• Task goal:
Set the lines down again exactly, first line through the line that contains "(0,0) rectangle (1223,930);", with no pictures.
>>>>>
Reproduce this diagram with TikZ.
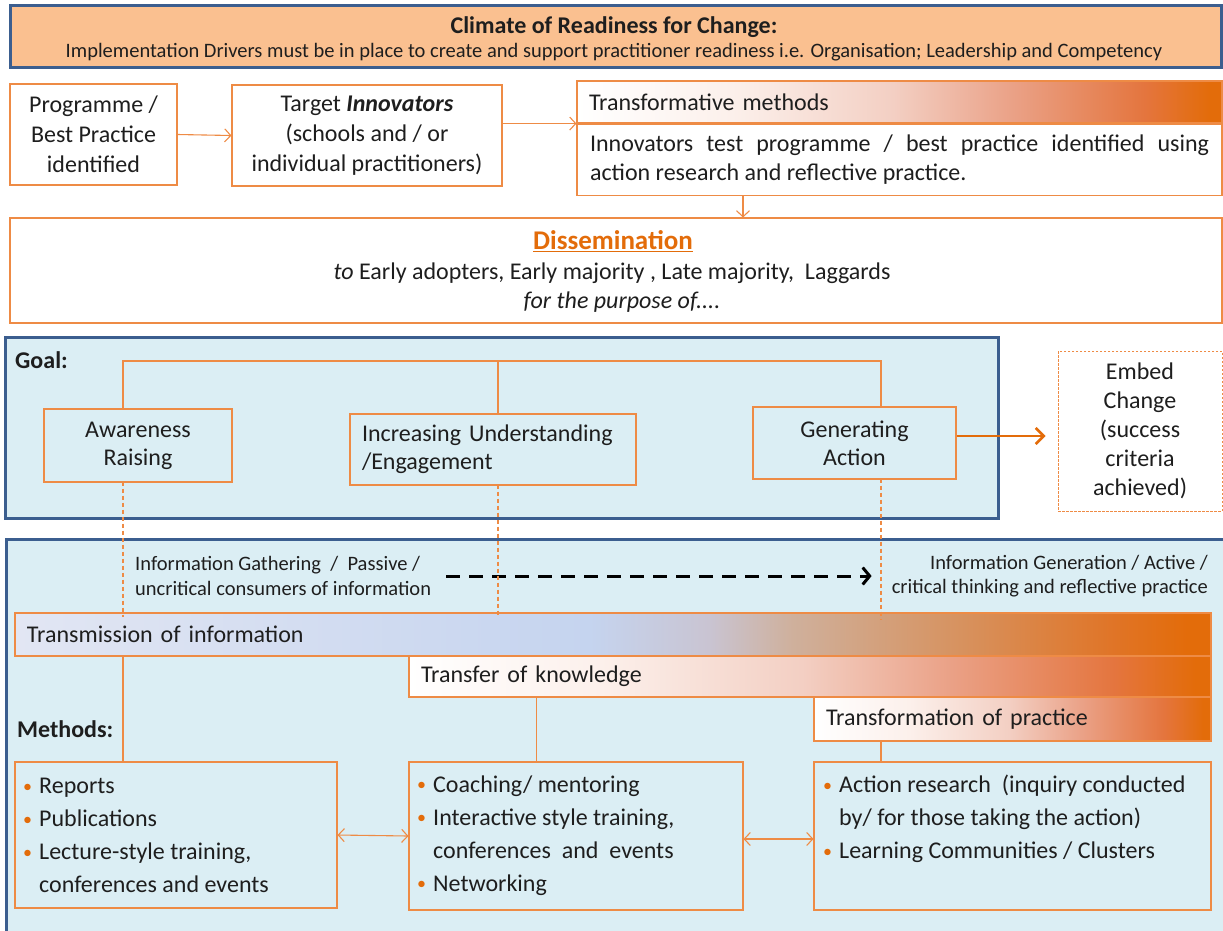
\documentclass[tikz,border=0pt]{standalone}
\usepackage{fontspec}
\setmainfont{Carlito}
\usetikzlibrary{arrows.meta,calc}
\definecolor{peach}{HTML}{FAC090}
\definecolor{navy}{HTML}{3B5E8F}
\definecolor{lineor}{HTML}{EE8B45}
\definecolor{dorange}{HTML}{E36C0A}
\definecolor{lblue}{HTML}{DBEEF4}
\definecolor{txt}{HTML}{1E1E1E}
\definecolor{tmA}{HTML}{E2E6F3}
\definecolor{tmB}{HTML}{C5D4EF}
\definecolor{tmC}{HTML}{C9C4D2}
\definecolor{tmD}{HTML}{CFB09C}
\definecolor{tmE}{HTML}{D7925F}
\definecolor{tmF}{HTML}{E07426}
\definecolor{woA}{HTML}{FCF0EB}
\definecolor{woB}{HTML}{F3CFC3}
\definecolor{woC}{HTML}{EAA085}
\definecolor{woD}{HTML}{E4753E}
\pgfdeclarehorizontalshading{transm}{100bp}{color(0bp)=(tmA); color(25bp)=(tmA); color(49bp)=(tmB); color(54bp)=(tmC); color(57.5bp)=(tmD); color(64.5bp)=(tmE); color(71bp)=(tmF); color(74bp)=(dorange); color(100bp)=(dorange)}
\pgfdeclarehorizontalshading{wtoo}{100bp}{color(0bp)=(white); color(25bp)=(white); color(37bp)=(woA); color(49.5bp)=(woB); color(59bp)=(woC); color(69bp)=(woD); color(74bp)=(dorange); color(100bp)=(dorange)}
\newcommand{\bul}{\makebox[16pt][l]{\textcolor{dorange}{\fontsize{18}{18}\selectfont\raisebox{1.5pt}{•}}}}
\newcommand{\ind}{\hspace*{16pt}}
\begin{document}
\begin{tikzpicture}[x=1pt,y=-1pt,
  every node/.style={text=txt, inner sep=0pt},
  obox/.style={draw=lineor, line width=1.1pt, fill=white, align=center, font=\fontsize{24}{30}\selectfont},
  gbox/.style={draw=lineor, line width=1.1pt, fill=lblue, align=center, font=\fontsize{24}{28}\selectfont},
  navybox/.style={draw=navy, line width=3pt},
  bar/.style={draw=lineor, line width=1.1pt, shade, align=left, font=\fontsize{24}{28}\selectfont},
  oline/.style={draw=lineor, line width=1.1pt},
  odash/.style={draw=lineor, line width=1.2pt, dash pattern=on 4pt off 3pt},
  oarrow/.style={oline, -{Straight Barb[length=6pt,width=13pt]}},
  darrow/.style={oline, {Straight Barb[length=6pt,width=13pt]}-{Straight Barb[length=6pt,width=13pt]}},
  body/.style={font=\fontsize{24}{29}\selectfont},
  info/.style={font=\fontsize{20.5}{24.5}\selectfont}
]
\useasboundingbox (0,0) rectangle (1223,930);

% banner
\node[navybox, fill=peach, minimum width=1211, minimum height=62] (banner) at (615.5,36) {};
\node[font=\bfseries\fontsize{24}{28}\selectfont] (btitle) at (614,27) {Climate of Readiness for Change:};
\node[font=\fontsize{20.5}{24}\selectfont] (bsub) at (614,52) {Implementation Drivers must be in place to create and support practitioner readiness i.e. Organisation; Leadership and Competency};

% top row
\node[obox, minimum width=167, minimum height=101] (b1) at (93.5,134.5) {Programme /\\Best Practice\\identified};
\node[obox, minimum width=270, minimum height=101] (b2) at (367,135.5) {Target \textbf{\textit{Innovators}}\\(schools and / or\\individual practitioners)};
\node[bar, shading=wtoo, text width=621, inner xsep=12pt, minimum height=42] (hd) at (899.5,102) {Transformative methods};
\node[obox, body, text width=619, inner xsep=13pt, minimum height=71, align=justify] (bd) at (899.5,160) {Innovators test programme / best practice identified using\linebreak action research and reflective practice.};
\draw[oarrow] (b1.east) -- (b2.west);
\draw[oarrow] (b2.east |- hd.south west) -- (hd.south west);
\coordinate (dx) at ([xshift=-156.5pt]bd.south);

% dissemination
\node[obox, minimum width=1212, minimum height=105] (dis) at (616,270.5) {};
\draw[oarrow] (dx) -- (dx |- dis.north);
\node[font=\bfseries\fontsize{27}{30}\selectfont, text=dorange] (dt) at (613,241) {\underline{Dissemination}};
\node[body] (d2) at (612,273) {\textit{to} Early adopters, Early majority , Late majority,\ \ Laggards};
\node[body] (d3) at (622,302) {\textit{for the purpose of....}};

% goal panel
\node[navybox, fill=lblue, minimum width=993, minimum height=181] (goal) at (501.5,427.5) {};
\node[anchor=west, font=\bfseries\fontsize{24}{28}\selectfont] (gl) at (15,360) {Goal:};
\node[gbox, minimum width=188, minimum height=73] (aw) at (138,445.5) {Awareness\\Raising};
\node[gbox, minimum width=286, minimum height=71, text width=262, inner xsep=12pt, align=left] (iu) at (493,449.5) {Increasing Understanding\\/Engagement};
\node[gbox, minimum width=203, minimum height=72] (ga) at (854.5,443) {Generating\\Action};
\node[obox, dash pattern=on 2.5pt off 1.5pt, line width=0.9pt, minimum width=164, minimum height=160, font=\fontsize{24}{29}\selectfont] (emb) at (1140,431) {Embed\\Change\\(success\\criteria\\achieved)};
\coordinate (gtop) at (0,361);
\coordinate (a1) at ([xshift=-15pt]aw.north);
\coordinate (a2) at ([xshift=5pt]iu.north);
\coordinate (a3) at ([xshift=26.5pt]ga.north);
\draw[oline] (a1) -- (a1 |- gtop) -- (a3 |- gtop) -- (a3);
\draw[oline] (a2) -- (a2 |- gtop);
\draw[draw=dorange, line width=2.6pt, -{Straight Barb[length=8pt,width=16pt]}] (ga.east |- 0,436) -- ([xshift=-12pt]emb.west |- 0,436);

% lower panel
\node[navybox, fill=lblue, minimum width=1240, minimum height=420, anchor=north west] (low) at (5,538) {};
\node[info, anchor=west, align=left] (ig) at (135,576) {Information Gathering\ \ /\ \ Passive /\\uncritical consumers of information};
\node[info, anchor=east, align=right] (ia) at (1208,576) {Information Generation / Active /\\critical thinking and reflective practice};
\draw[black, line width=3pt, dash pattern=on 14pt off 9pt, shorten <=15pt, shorten >=20pt, -{Straight Barb[length=7pt,width=17pt]}] (ig.east) -- (ia.west);

\node[bar, shading=transm, text width=1172, inner xsep=12pt, minimum height=43] (tm) at (613,634.5) {Transmission of information};
\node[bar, shading=wtoo, text width=778, inner xsep=12pt, minimum height=41] (tk) at (810,676.5) {Transfer of knowledge};
\node[bar, shading=wtoo, text width=373, inner xsep=12pt, minimum height=44] (tp) at (1012.5,719) {Transformation of practice};

\draw[odash] ([yshift=1pt]aw.south -| a1) -- ([yshift=-5pt]tm.north -| a1);
\draw[odash] ([yshift=1pt]iu.south -| a2) -- ([yshift=-5pt]tm.north -| a2);
\draw[odash] ([yshift=1pt]ga.south -| a3) -- ([yshift=-7pt]tm.north -| a3);

\node[anchor=west, font=\bfseries\fontsize{24}{28}\selectfont] (ml) at (17,729) {Methods:};

\node[draw=lineor, line width=1.1pt, minimum width=322, minimum height=146] (m1) at (176,835) {};
\node[draw=lineor, line width=1.1pt, minimum width=334, minimum height=148] (m2) at (576,836) {};
\node[draw=lineor, line width=1.1pt, minimum width=397, minimum height=148] (m3) at (1012.5,836) {};
\node[anchor=west, align=left, font=\fontsize{24}{33}\selectfont] (t1) at (23,835.5) {\bul Reports\\\bul Publications\\\bul Lecture-style training,\\\ind conferences and events};
\node[anchor=west, align=left, font=\fontsize{24}{33}\selectfont] (t2) at (417,835.5) {\bul Coaching/ mentoring\\\bul Interactive style training,\\\ind conferences\ \ and\ \ events\\\bul Networking};
\node[anchor=west, align=left, font=\fontsize{24}{33}\selectfont] (t3) at (823,819) {\bul Action research\ \ (inquiry conducted\\\ind by/ for those taking the action)\\\bul Learning Communities / Clusters};

\coordinate (v2) at ([xshift=128pt]tk.south west);
\draw[oline] (tm.south -| a1) -- (m1.north -| a1);
\draw[oline] (v2) -- (v2 |- m2.north);
\draw[oline] (tp.south -| a3) -- (m3.north -| a3);
\draw[darrow] (m1.east) -- (m2.west);
\draw[darrow] ([yshift=-3pt]m2.east) -- ([yshift=-3pt]m3.west);
\end{tikzpicture}
\end{document}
<<<<<
• Result of the task:
Reproduce this diagram with TikZ.
\documentclass[tikz,border=0pt]{standalone}
\usepackage{fontspec}
\setmainfont{Carlito}
\usetikzlibrary{arrows.meta,calc}
\definecolor{peach}{HTML}{FAC090}
\definecolor{navy}{HTML}{3B5E8F}
\definecolor{lineor}{HTML}{EE8B45}
\definecolor{dorange}{HTML}{E36C0A}
\definecolor{lblue}{HTML}{DBEEF4}
\definecolor{txt}{HTML}{1E1E1E}
\definecolor{tmA}{HTML}{E2E6F3}
\definecolor{tmB}{HTML}{C5D4EF}
\definecolor{tmC}{HTML}{C9C4D2}
\definecolor{tmD}{HTML}{CFB09C}
\definecolor{tmE}{HTML}{D7925F}
\definecolor{tmF}{HTML}{E07426}
\definecolor{woA}{HTML}{FCF0EB}
\definecolor{woB}{HTML}{F3CFC3}
\definecolor{woC}{HTML}{EAA085}
\definecolor{woD}{HTML}{E4753E}
\pgfdeclarehorizontalshading{transm}{100bp}{color(0bp)=(tmA); color(25bp)=(tmA); color(49bp)=(tmB); color(54bp)=(tmC); color(57.5bp)=(tmD); color(64.5bp)=(tmE); color(71bp)=(tmF); color(74bp)=(dorange); color(100bp)=(dorange)}
\pgfdeclarehorizontalshading{wtoo}{100bp}{color(0bp)=(white); color(25bp)=(white); color(37bp)=(woA); color(49.5bp)=(woB); color(59bp)=(woC); color(69bp)=(woD); color(74bp)=(dorange); color(100bp)=(dorange)}
\newcommand{\bul}{\makebox[16pt][l]{\textcolor{dorange}{\fontsize{18}{18}\selectfont\raisebox{1.5pt}{•}}}}
\newcommand{\ind}{\hspace*{16pt}}
\begin{document}
\begin{tikzpicture}[x=1pt,y=-1pt,
  every node/.style={text=txt, inner sep=0pt},
  obox/.style={draw=lineor, line width=1.1pt, fill=white, align=center, font=\fontsize{24}{30}\selectfont},
  gbox/.style={draw=lineor, line width=1.1pt, fill=lblue, align=center, font=\fontsize{24}{28}\selectfont},
  navybox/.style={draw=navy, line width=3pt},
  bar/.style={draw=lineor, line width=1.1pt, shade, align=left, font=\fontsize{24}{28}\selectfont},
  oline/.style={draw=lineor, line width=1.1pt},
  odash/.style={draw=lineor, line width=1.2pt, dash pattern=on 4pt off 3pt},
  oarrow/.style={oline, -{Straight Barb[length=6pt,width=13pt]}},
  darrow/.style={oline, {Straight Barb[length=6pt,width=13pt]}-{Straight Barb[length=6pt,width=13pt]}},
  body/.style={font=\fontsize{24}{29}\selectfont},
  info/.style={font=\fontsize{20.5}{24.5}\selectfont}
]
\useasboundingbox (0,0) rectangle (1223,930);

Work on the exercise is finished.